▸ Exercise inputs:
┄┄┄┄┄┄

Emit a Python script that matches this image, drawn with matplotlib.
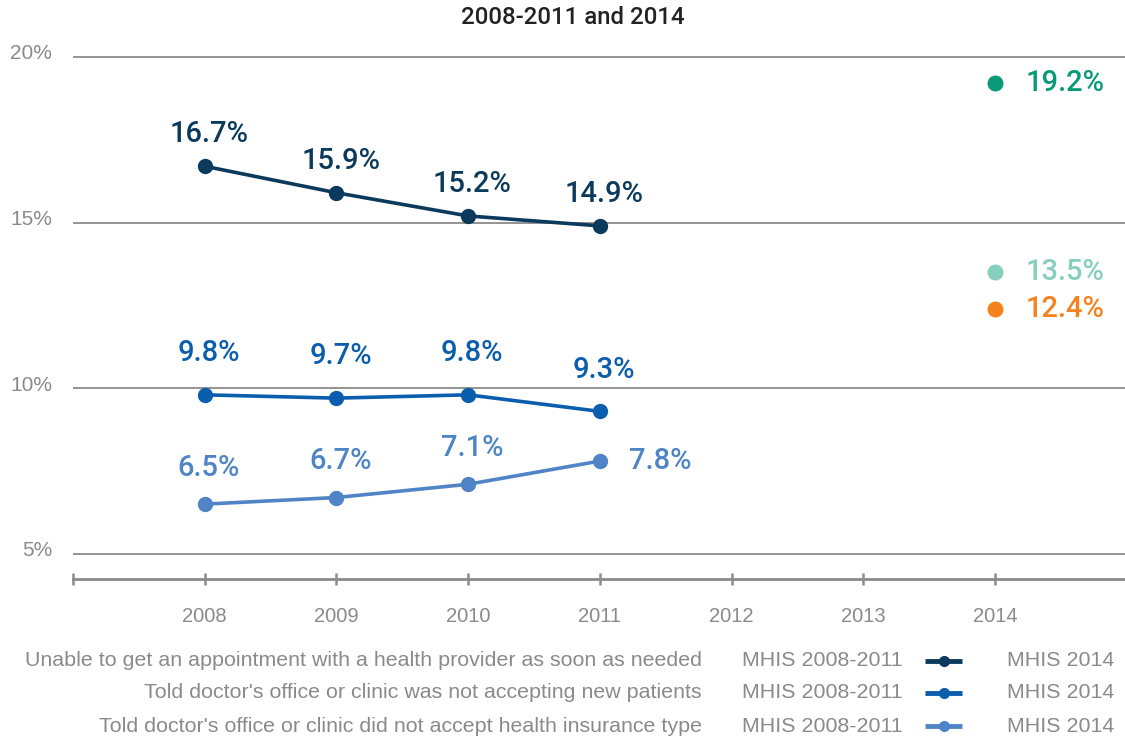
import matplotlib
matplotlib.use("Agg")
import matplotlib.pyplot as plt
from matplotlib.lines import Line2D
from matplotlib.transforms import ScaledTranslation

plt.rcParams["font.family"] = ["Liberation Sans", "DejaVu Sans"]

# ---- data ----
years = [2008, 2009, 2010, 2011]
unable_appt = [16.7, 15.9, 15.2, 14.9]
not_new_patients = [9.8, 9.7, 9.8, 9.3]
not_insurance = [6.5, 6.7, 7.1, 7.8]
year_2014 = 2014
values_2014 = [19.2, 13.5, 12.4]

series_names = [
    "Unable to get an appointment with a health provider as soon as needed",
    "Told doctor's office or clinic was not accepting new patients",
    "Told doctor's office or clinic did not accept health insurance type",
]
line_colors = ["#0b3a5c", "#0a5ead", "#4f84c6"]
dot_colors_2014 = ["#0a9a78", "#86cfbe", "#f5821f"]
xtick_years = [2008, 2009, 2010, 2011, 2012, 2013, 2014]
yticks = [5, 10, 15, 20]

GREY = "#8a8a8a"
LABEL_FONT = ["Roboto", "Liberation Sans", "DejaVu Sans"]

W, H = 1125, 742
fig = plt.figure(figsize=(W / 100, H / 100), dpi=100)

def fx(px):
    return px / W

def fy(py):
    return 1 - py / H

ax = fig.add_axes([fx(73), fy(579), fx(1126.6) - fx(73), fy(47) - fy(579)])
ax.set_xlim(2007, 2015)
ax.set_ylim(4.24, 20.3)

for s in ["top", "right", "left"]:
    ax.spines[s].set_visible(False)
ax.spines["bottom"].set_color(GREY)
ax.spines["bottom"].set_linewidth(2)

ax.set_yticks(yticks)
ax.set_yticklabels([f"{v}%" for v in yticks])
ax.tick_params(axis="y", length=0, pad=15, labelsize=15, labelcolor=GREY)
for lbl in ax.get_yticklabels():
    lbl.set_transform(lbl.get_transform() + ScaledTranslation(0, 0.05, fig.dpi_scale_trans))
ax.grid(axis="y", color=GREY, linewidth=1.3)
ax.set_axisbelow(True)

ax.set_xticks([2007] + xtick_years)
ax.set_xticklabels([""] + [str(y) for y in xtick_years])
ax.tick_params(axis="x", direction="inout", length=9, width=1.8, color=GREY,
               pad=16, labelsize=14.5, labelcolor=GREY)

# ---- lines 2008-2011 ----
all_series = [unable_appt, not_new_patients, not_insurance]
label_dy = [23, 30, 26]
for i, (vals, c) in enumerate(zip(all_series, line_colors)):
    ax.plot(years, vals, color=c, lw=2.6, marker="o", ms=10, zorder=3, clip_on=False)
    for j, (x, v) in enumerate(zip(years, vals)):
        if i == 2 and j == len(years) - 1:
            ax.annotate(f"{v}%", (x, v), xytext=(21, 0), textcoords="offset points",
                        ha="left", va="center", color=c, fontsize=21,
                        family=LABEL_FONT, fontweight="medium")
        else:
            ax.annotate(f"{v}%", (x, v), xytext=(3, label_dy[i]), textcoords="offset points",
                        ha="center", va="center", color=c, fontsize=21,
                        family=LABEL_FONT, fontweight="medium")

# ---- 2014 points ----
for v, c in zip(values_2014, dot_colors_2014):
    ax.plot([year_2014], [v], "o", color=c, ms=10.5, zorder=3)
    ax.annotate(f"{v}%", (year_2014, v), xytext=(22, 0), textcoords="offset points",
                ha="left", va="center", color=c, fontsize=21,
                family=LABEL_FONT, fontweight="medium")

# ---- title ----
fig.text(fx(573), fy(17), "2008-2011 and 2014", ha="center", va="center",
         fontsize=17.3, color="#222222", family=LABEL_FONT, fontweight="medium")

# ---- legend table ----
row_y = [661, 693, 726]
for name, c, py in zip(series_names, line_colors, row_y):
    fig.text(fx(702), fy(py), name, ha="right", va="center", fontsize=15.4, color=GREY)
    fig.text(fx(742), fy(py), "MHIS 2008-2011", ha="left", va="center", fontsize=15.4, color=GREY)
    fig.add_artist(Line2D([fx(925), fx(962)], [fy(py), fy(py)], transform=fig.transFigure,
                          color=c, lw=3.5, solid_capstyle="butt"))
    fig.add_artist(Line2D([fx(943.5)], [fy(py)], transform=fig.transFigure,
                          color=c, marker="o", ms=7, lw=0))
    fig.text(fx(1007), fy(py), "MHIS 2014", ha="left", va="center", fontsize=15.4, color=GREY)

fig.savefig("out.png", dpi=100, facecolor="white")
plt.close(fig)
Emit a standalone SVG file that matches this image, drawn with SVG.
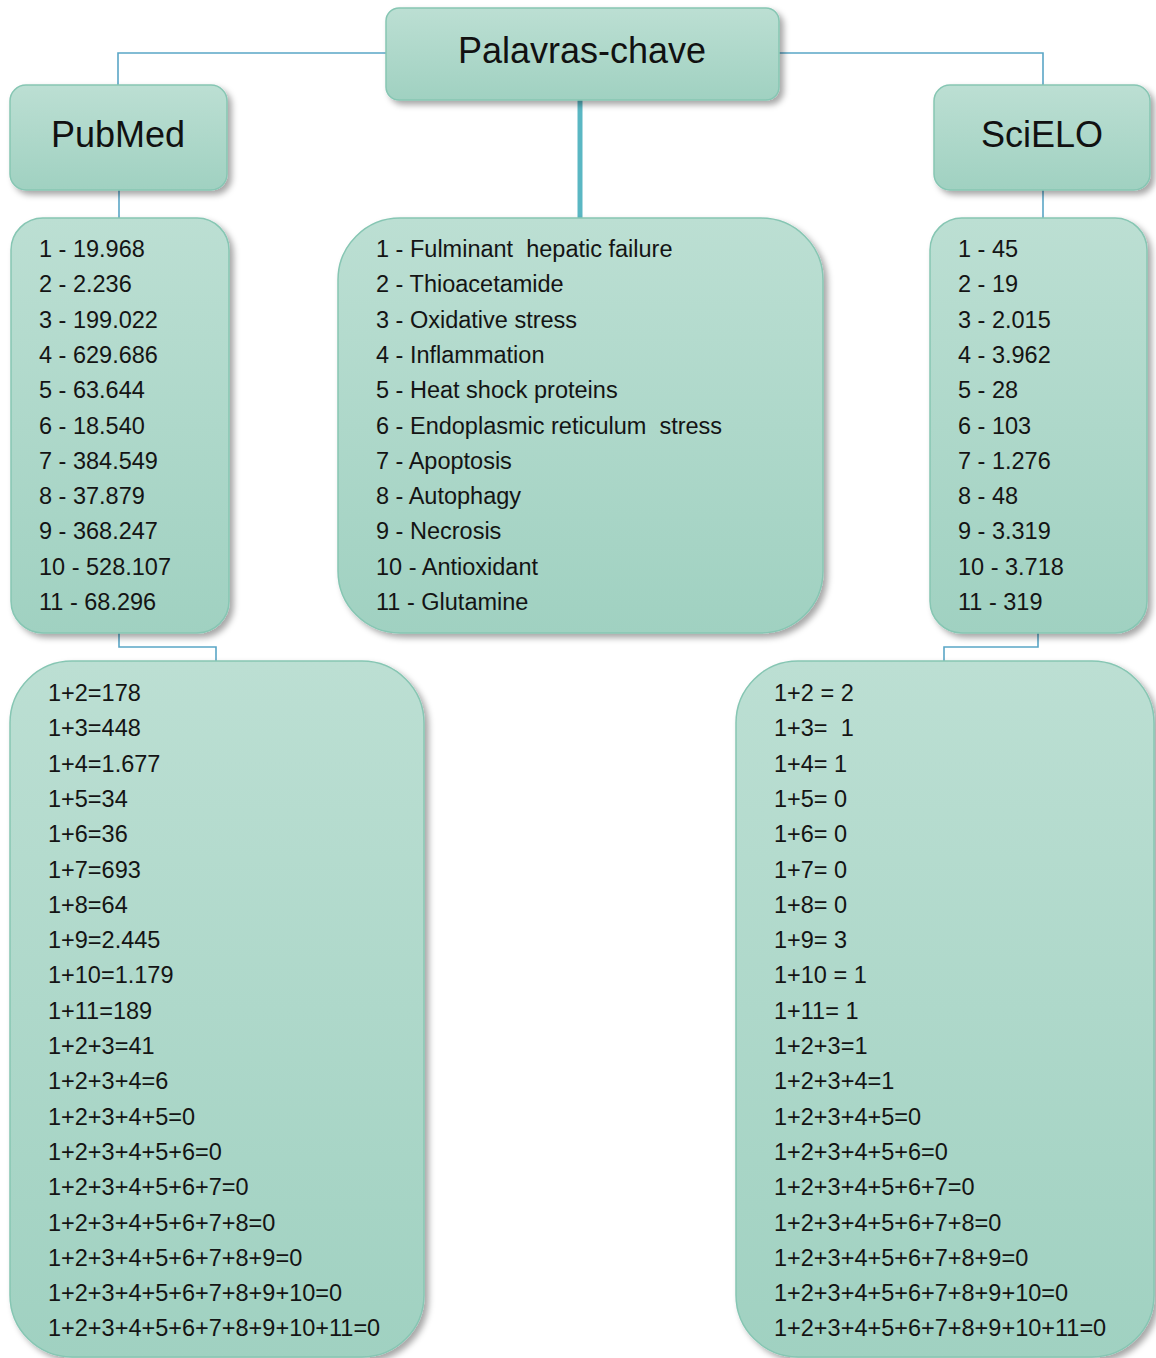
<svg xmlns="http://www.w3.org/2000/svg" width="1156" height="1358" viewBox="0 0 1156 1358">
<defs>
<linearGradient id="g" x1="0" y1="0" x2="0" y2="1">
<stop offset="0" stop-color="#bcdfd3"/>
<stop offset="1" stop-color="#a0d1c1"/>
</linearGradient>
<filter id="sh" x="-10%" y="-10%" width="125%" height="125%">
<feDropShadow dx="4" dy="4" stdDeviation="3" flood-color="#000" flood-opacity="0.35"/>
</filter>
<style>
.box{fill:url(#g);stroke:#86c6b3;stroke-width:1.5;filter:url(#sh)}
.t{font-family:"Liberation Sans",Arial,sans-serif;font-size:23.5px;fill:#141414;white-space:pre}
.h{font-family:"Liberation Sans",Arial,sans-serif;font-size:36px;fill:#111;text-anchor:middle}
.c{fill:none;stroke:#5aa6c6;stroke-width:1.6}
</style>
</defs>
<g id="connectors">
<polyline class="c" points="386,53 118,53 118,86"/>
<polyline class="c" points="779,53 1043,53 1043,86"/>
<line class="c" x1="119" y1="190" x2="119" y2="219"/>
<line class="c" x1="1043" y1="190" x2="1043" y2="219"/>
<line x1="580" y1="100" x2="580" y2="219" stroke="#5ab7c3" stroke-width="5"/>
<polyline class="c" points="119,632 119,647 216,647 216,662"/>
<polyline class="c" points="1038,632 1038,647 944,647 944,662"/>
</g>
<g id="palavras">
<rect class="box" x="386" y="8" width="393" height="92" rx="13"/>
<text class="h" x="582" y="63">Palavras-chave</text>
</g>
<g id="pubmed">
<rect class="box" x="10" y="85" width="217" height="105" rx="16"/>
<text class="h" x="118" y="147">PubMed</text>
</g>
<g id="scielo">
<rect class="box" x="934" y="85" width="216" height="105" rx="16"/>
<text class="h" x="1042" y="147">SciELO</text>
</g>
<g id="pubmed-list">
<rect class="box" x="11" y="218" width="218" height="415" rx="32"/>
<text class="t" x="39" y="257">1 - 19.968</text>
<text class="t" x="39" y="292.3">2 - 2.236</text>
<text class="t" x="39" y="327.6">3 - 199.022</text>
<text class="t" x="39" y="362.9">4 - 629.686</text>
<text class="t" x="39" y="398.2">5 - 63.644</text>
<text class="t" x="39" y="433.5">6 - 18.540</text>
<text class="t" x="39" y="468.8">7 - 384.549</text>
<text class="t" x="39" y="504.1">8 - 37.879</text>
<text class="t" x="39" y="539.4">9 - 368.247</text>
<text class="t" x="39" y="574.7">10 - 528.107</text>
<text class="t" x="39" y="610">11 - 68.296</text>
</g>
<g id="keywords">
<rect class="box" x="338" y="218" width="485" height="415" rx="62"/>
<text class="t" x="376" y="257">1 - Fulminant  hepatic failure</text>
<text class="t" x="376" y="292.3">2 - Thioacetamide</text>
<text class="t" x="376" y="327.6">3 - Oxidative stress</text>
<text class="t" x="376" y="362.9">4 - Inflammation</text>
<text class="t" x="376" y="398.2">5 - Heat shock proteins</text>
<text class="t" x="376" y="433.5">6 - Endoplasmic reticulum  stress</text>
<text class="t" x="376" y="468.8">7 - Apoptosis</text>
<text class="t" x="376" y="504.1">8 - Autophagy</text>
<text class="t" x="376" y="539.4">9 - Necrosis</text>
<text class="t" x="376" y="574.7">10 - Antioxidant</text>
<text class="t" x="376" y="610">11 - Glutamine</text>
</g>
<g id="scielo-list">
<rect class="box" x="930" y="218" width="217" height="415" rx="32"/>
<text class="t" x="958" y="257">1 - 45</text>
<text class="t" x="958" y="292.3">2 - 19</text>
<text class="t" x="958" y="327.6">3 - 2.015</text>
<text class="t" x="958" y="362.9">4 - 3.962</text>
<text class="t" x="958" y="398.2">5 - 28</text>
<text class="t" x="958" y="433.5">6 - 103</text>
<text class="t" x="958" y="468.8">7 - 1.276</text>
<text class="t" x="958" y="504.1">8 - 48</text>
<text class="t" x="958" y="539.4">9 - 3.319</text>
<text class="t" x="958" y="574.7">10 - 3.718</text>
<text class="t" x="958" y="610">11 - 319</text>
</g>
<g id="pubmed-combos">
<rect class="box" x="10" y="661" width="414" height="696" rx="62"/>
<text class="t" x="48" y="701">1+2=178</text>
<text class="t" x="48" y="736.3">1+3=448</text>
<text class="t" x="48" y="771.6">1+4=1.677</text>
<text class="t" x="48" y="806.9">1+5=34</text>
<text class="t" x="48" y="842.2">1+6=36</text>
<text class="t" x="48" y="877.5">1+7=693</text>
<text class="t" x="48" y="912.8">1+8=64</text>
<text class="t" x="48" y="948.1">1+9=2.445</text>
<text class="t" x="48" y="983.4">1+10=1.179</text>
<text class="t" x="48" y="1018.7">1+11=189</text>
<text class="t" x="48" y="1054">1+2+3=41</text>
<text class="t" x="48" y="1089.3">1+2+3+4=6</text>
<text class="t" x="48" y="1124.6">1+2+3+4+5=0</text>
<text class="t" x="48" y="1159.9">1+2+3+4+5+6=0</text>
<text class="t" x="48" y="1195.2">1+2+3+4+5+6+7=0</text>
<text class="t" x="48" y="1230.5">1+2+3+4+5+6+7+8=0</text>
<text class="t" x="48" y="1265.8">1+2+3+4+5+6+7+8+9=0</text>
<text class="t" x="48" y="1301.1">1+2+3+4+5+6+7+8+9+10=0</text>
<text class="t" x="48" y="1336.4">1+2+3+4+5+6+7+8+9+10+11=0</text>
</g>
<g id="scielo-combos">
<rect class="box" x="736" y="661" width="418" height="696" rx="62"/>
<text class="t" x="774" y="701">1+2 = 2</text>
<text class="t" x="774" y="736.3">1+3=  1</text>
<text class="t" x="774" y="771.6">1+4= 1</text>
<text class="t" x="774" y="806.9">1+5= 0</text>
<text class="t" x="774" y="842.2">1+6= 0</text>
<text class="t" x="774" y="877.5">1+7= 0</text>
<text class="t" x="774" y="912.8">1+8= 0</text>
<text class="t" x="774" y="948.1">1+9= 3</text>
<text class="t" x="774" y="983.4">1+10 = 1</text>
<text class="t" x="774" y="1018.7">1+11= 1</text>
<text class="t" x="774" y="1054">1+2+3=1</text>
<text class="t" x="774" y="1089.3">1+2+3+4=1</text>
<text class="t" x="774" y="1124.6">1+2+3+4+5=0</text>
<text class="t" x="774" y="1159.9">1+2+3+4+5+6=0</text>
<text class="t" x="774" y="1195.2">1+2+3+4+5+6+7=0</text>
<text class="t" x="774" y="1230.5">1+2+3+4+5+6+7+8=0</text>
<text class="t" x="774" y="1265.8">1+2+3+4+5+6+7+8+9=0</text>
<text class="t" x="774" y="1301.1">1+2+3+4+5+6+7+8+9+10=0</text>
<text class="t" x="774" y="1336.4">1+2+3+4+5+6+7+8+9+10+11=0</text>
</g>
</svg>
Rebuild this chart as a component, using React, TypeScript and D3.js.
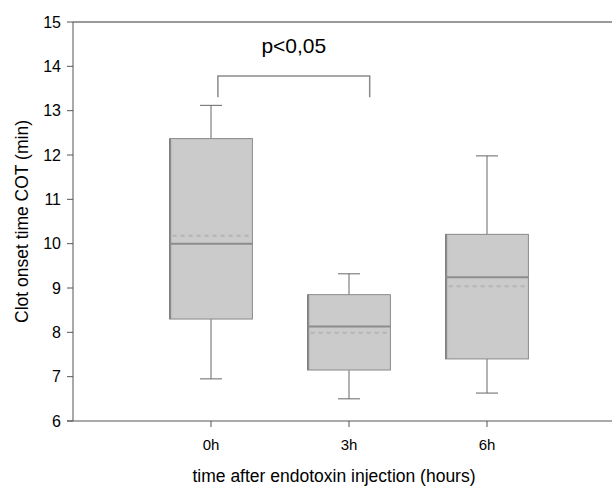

┄┄┄┄┄┄

▸ Task to complete: Without any pictures, reproduce the lines from the first one in the material through the line that has "pad=16, labelsize=14.5, labelcolor=GREY)", exactly as they appear.

▸ Correct response:
Emit a Python script that matches this image, drawn with matplotlib.
import matplotlib
matplotlib.use("Agg")
import matplotlib.pyplot as plt
from matplotlib.lines import Line2D
from matplotlib.transforms import ScaledTranslation

plt.rcParams["font.family"] = ["Liberation Sans", "DejaVu Sans"]

# ---- data ----
years = [2008, 2009, 2010, 2011]
unable_appt = [16.7, 15.9, 15.2, 14.9]
not_new_patients = [9.8, 9.7, 9.8, 9.3]
not_insurance = [6.5, 6.7, 7.1, 7.8]
year_2014 = 2014
values_2014 = [19.2, 13.5, 12.4]

series_names = [
    "Unable to get an appointment with a health provider as soon as needed",
    "Told doctor's office or clinic was not accepting new patients",
    "Told doctor's office or clinic did not accept health insurance type",
]
line_colors = ["#0b3a5c", "#0a5ead", "#4f84c6"]
dot_colors_2014 = ["#0a9a78", "#86cfbe", "#f5821f"]
xtick_years = [2008, 2009, 2010, 2011, 2012, 2013, 2014]
yticks = [5, 10, 15, 20]

GREY = "#8a8a8a"
LABEL_FONT = ["Roboto", "Liberation Sans", "DejaVu Sans"]

W, H = 1125, 742
fig = plt.figure(figsize=(W / 100, H / 100), dpi=100)

def fx(px):
    return px / W

def fy(py):
    return 1 - py / H

ax = fig.add_axes([fx(73), fy(579), fx(1126.6) - fx(73), fy(47) - fy(579)])
ax.set_xlim(2007, 2015)
ax.set_ylim(4.24, 20.3)

for s in ["top", "right", "left"]:
    ax.spines[s].set_visible(False)
ax.spines["bottom"].set_color(GREY)
ax.spines["bottom"].set_linewidth(2)

ax.set_yticks(yticks)
ax.set_yticklabels([f"{v}%" for v in yticks])
ax.tick_params(axis="y", length=0, pad=15, labelsize=15, labelcolor=GREY)
for lbl in ax.get_yticklabels():
    lbl.set_transform(lbl.get_transform() + ScaledTranslation(0, 0.05, fig.dpi_scale_trans))
ax.grid(axis="y", color=GREY, linewidth=1.3)
ax.set_axisbelow(True)

ax.set_xticks([2007] + xtick_years)
ax.set_xticklabels([""] + [str(y) for y in xtick_years])
ax.tick_params(axis="x", direction="inout", length=9, width=1.8, color=GREY,
               pad=16, labelsize=14.5, labelcolor=GREY)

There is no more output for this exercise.